Kleinste kwaad – Floris Kleijne
Zijn debuutthriller ‘Klaverblad’ leverde Floris Kleijne de Schaduwprijs voor beste debuutthriller van het jaar op. Uiteraard moest daar een vervolg op komen. Dat is er nu, met ‘Kleinste kwaad’. Ik heb beide boeken gelezen, en ik heb een absolute favoriet. Floris Kleijne wordt niet voor niks een van de beste Nederlandse thrillerschrijvers genoemd.
Volgorde
De boeken van Floris Kleijne zijn los van elkaar te lezen. Toch raad ik aan om ‘Klaverblad’ te lezen voor je aan ‘Kleinste kwaad’ begint. Niet dat het boek anders niet te begrijpen is, maar er wordt wel af en toe verwezen naar het eerste boek. En dan is het toch in je voordeel als je dat verhaal nog vers in je geheugen hebt zitten. De verhalen lijken totaal niet op elkaar. Toch zit er één grote overeenkomst in de boeken, wat denk ik ook wel een soort handelsmerk van deze auteur is: het motief heeft altijd een sterk zakelijke kant. Dit vond ik in het eerste boek zo aanwezig dat het me soms ging vervelen. In ‘Kleinste kwaad’ is dit goed in balans en stoort het me totaal niet.
Ontvoering
‘Kleinste kwaad’ gaat over de ontvoering van vijf kinderen. Al snel wordt duidelijk dat het bijna allemaal kinderen van rijke ouders zijn, en er dus flink wat losgeld wordt geëist. De manier van losgeld vragen is wel heel goed bedacht en erg van deze tijd. Daar is Floris Kleijne heel goed in. Hij weet waar hij het over heeft en neemt je mee in de wereld van cryptomunten. Al snel had ik het gevoel dat ik wel wist hoe de vork in de steel zat, en toch wist de auteur me telkens weer op een ander spoor te zetten.

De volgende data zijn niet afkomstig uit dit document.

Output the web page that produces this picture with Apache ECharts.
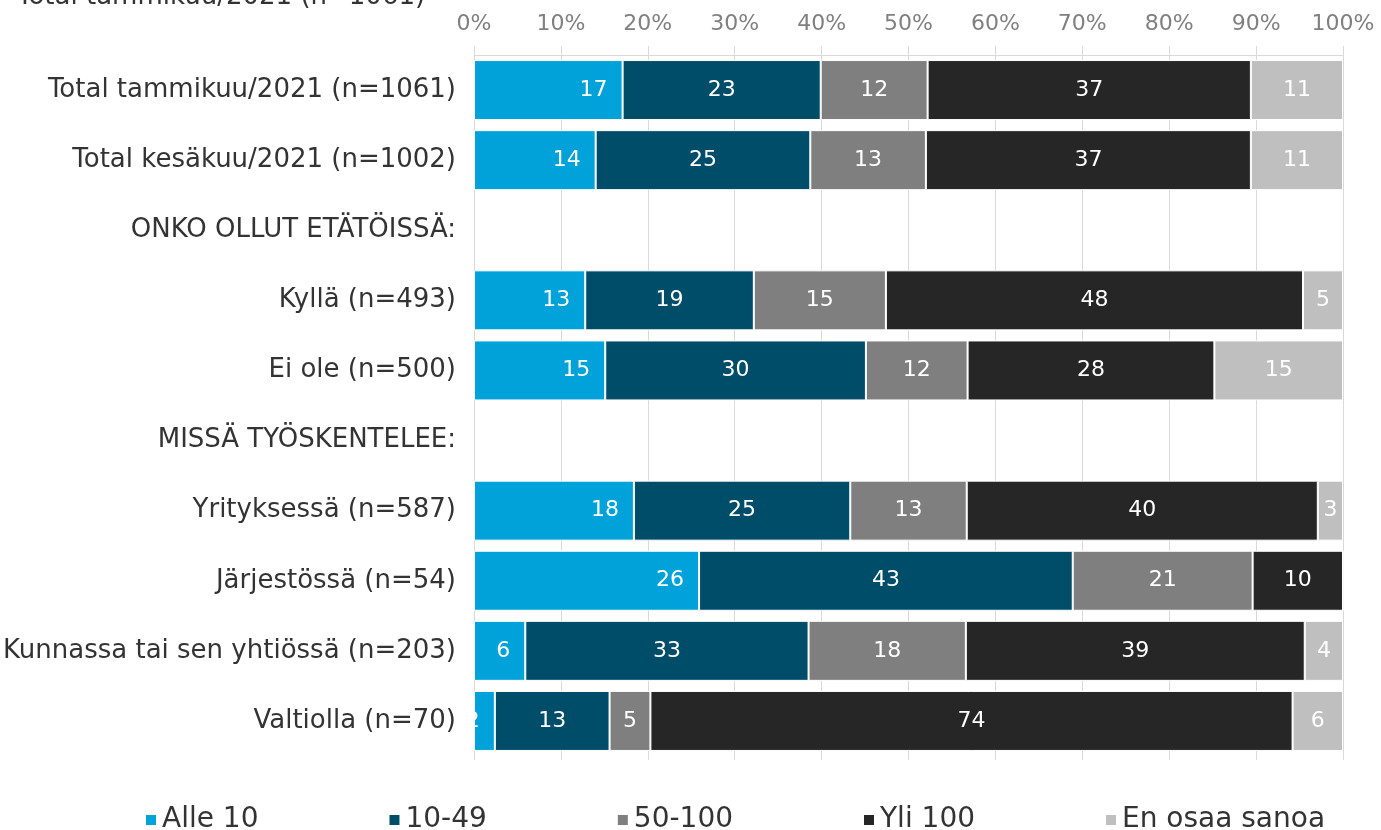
<!DOCTYPE html>
<html>
<head>
<meta charset="utf-8">
<script src="https://cdn.jsdelivr.net/npm/echarts@6/dist/echarts.min.js"></script>
<style>
  html, body { margin: 0; padding: 0; background: #fff; }
  #chart { width: 1381px; height: 830px; }
</style>
</head>
<body>
<div id="chart"></div>
<script>
// rows of the chart, top to bottom; the two header rows carry no data
var categories = [
    'Total tammikuu/2021 (n=1061)',
    'Total kesäkuu/2021 (n=1002)',
    'ONKO OLLUT ETÄTÖISSÄ:',
    'Kyllä (n=493)',
    'Ei ole (n=500)',
    'MISSÄ TYÖSKENTELEE:',
    'Yrityksessä (n=587)',
    'Järjestössä (n=54)',
    'Kunnassa tai sen yhtiössä (n=203)',
    'Valtiolla (n=70)'
];

var series_names = ['Alle 10', '10-49', '50-100', 'Yli 100', 'En osaa sanoa'];
var series_colors = ['#00a2d9', '#004d69', '#7f7f7f', '#262626', '#bfbfbf'];

// percentages (labels show them rounded)
var alle10   = [17.1, 14.0, '-', 12.8, 15.1, '-', 18.4, 25.9, 5.9, 2.4];
var v10_49   = [22.8, 24.7, '-', 19.4, 30.0, '-', 24.9, 43.0, 32.6, 13.2];
var v50_100  = [12.3, 13.3, '-', 15.2, 11.7, '-', 13.4, 20.7, 18.1, 4.7];
var yli100   = [37.2, 37.4, '-', 48.0, 28.4, '-', 40.4, 10.4, 39.0, 73.9];
var en_osaa  = [10.6, 10.6, '-', 4.6, 14.8, '-', 2.9, 0, 4.4, 5.8];

var x_ticks = [0, 10, 20, 30, 40, 50, 60, 70, 80, 90, 100];

var font = 'DejaVu Sans, Verdana, sans-serif';

function make_series(i, data)
{
    var label = {
        show: true,
        color: '#ffffff',
        fontFamily: font,
        fontSize: 22,
        formatter: function (p) {
            return (p.value > 0) ? Math.round(p.value) : '';
        }
    };
    // the first segment's labels sit towards its right end
    if (i == 0) {
        label.position = 'insideRight';
        label.distance = 15;
    } else {
        label.position = 'inside';
    }

    return {
        name: series_names[i],
        type: 'bar',
        stack: 'total',
        barWidth: 60,
        xAxisIndex: 0,
        data: data,
        itemStyle: {
            color: series_colors[i],
            borderColor: '#ffffff',
            borderWidth: 1
        },
        label: label,
        emphasis: { disabled: true }
    };
}

var chart = echarts.init(document.getElementById('chart'));

chart.setOption({
    animation: false,
    textStyle: { fontFamily: font },
    title: {
        text: categories[0],
        left: 17,
        top: -16,
        padding: 0,
        textStyle: { fontFamily: font, fontSize: 26, fontWeight: 'normal', color: '#333333' }
    },
    grid: { left: 474, right: 38, top: 55, height: 701 },
    legend: {
        left: 144,
        top: 806,
        padding: 0,
        itemWidth: 12,
        itemHeight: 12,
        itemGap: 129,
        icon: 'rect',
        textStyle: { fontFamily: font, fontSize: 28, color: '#333333' },
        data: series_names
    },
    xAxis: [{
        type: 'value',
        position: 'top',
        min: x_ticks[0],
        max: x_ticks[x_ticks.length - 1],
        interval: 10,
        axisLine: { show: true, lineStyle: { color: '#d9d9d9', width: 1 } },
        axisTick: { show: true, length: 9, lineStyle: { color: '#d9d9d9' } },
        axisLabel: {
            formatter: '{value}%',
            color: '#808080',
            fontFamily: font,
            fontSize: 22,
            margin: 20
        },
        splitLine: { show: true, lineStyle: { color: '#d9d9d9', width: 1 } }
    }, {
        type: 'value',
        position: 'bottom',
        min: x_ticks[0],
        max: x_ticks[x_ticks.length - 1],
        interval: 10,
        axisLine: { show: false },
        axisTick: { show: true, length: 4, lineStyle: { color: '#d9d9d9' } },
        axisLabel: { show: false },
        splitLine: { show: false }
    }],
    yAxis: {
        type: 'category',
        inverse: true,
        data: categories,
        axisLine: { show: false },
        axisTick: { show: false },
        axisLabel: {
            color: '#333333',
            fontFamily: font,
            fontSize: 26,
            margin: 18
        }
    },
    series: [
        make_series(0, alle10),
        make_series(1, v10_49),
        make_series(2, v50_100),
        make_series(3, yli100),
        make_series(4, en_osaa)
    ]
});
</script>
</body>
</html>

Los van de vraag naar heel veel geld, lijkt er in de ontvoering ook veel willekeur te zitten. Het maakt niet uit welke ouders als eerst betalen. Ook lijkt het niet uit te maken welk kind als eerste wordt vrijgelaten. Toch blijkt dit achteraf lang niet zo willekeurig te zijn verlopen als je denkt.
Verhaallijnen
Wat Floris Kleijne heel goed doet, is verschillende verhaallijnen door elkaar laten lopen. Hoofdpersonen Zorah en Roelant werken deze keer niet met elkaar, maar bijna tegen elkaar. Dit maakt hun persoonlijke relatie erg ingewikkeld. Zorah roept de hulp in van Tilde, die mijn favoriete personage werd, ook al heeft zij een vrij kleine, doch belangrijke rol in het verhaal. Uiteraard spelen de ouders van de ontvoerde kinderen ook een zeer belangrijke rol.

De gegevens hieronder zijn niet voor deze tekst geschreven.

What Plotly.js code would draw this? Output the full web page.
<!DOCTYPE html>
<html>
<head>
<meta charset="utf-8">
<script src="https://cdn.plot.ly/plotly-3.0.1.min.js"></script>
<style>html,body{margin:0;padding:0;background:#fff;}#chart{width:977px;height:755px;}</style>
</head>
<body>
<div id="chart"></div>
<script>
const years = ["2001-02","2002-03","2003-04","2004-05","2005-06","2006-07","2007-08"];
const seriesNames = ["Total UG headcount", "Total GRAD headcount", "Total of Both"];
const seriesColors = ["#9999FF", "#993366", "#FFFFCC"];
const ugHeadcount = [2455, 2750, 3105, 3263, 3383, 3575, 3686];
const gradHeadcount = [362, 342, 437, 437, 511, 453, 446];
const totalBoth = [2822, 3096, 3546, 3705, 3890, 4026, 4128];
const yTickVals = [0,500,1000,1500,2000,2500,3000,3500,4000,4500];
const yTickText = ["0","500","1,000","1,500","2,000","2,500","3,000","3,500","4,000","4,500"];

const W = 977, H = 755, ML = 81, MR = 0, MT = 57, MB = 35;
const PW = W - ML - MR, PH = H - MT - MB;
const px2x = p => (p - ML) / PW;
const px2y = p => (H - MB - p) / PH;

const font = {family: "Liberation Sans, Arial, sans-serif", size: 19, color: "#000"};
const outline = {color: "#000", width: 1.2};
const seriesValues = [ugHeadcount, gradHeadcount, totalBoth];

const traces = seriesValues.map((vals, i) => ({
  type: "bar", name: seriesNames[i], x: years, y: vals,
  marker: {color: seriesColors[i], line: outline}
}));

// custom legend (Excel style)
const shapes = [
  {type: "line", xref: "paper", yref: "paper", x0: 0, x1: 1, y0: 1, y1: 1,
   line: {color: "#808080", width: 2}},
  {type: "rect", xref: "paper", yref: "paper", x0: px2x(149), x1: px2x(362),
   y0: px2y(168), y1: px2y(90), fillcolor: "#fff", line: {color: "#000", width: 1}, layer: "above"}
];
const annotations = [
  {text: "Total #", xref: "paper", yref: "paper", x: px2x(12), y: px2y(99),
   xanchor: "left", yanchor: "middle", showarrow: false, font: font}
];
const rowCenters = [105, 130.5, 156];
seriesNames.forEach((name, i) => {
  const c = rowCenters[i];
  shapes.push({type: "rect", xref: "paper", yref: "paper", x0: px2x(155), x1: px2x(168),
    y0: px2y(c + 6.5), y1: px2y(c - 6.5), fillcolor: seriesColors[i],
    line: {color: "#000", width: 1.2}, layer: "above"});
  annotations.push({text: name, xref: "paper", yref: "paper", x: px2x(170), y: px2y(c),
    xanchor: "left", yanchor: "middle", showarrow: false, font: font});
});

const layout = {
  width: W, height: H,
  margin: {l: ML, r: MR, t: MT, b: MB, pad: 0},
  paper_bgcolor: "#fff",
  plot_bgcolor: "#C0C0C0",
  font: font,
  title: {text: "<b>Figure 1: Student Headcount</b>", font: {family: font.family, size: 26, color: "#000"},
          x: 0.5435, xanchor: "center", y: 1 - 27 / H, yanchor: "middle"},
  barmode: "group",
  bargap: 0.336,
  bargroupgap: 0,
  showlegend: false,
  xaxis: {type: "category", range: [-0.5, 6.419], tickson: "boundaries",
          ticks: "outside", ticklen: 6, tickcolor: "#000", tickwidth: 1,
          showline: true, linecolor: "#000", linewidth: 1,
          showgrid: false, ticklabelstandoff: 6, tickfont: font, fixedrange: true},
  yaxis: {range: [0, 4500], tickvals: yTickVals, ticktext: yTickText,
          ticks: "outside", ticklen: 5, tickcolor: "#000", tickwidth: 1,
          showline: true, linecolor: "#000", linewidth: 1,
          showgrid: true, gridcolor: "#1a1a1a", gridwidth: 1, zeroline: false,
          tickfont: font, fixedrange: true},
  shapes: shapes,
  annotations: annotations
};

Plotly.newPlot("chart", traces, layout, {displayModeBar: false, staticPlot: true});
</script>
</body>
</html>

Naast degene die deze zaak proberen op te lossen, wordt er steeds gewisseld naar de ontvoerde kinderen. Zij worden in een huis vastgehouden waar één van de kinderen haar best doet om op haar eigen manier te ontsnappen. Gewoon zitten afwachten is niet wat ze van haar vader geleerd heeft. Waar de verhaallijnen van het thuisfront hoopvol, frustrerend en interessant zijn, zijn de verhalen van deze kinderen wat ‘Kleinste kwaad’ echt een thriller maakt.
Op naar meer
De cover van ‘Kleinste kwaad’ en ‘Klaverblad’ doet me denken aan de boeken van M.J. Arlidge. Zowel de titel als de naam van de auteur neemt het grootste deel van de cover in. Grote, opvallende letters op een duistere achtergrond. Voor mij werkt dit! De spanning wordt al meteen opgebouwd, terwijl je verder nog geen flauw idee hebt waar dit boek over gaat.
‘Kleinste kwaad’ is de tweede thriller van deze auteur, maar dit zal zeker niet de laatste zijn. De vergelijking met M.J. Arlidge blijft ook hier staan. Ik verwacht dat dit het begin is van een hele reeks thrillers die volgens dezelfde schrijfwijze opgebouwd worden. Spannend, met een zakelijk tintje en toch heel persoonlijk. Interessant en uniek. Dat smaakt naar meer!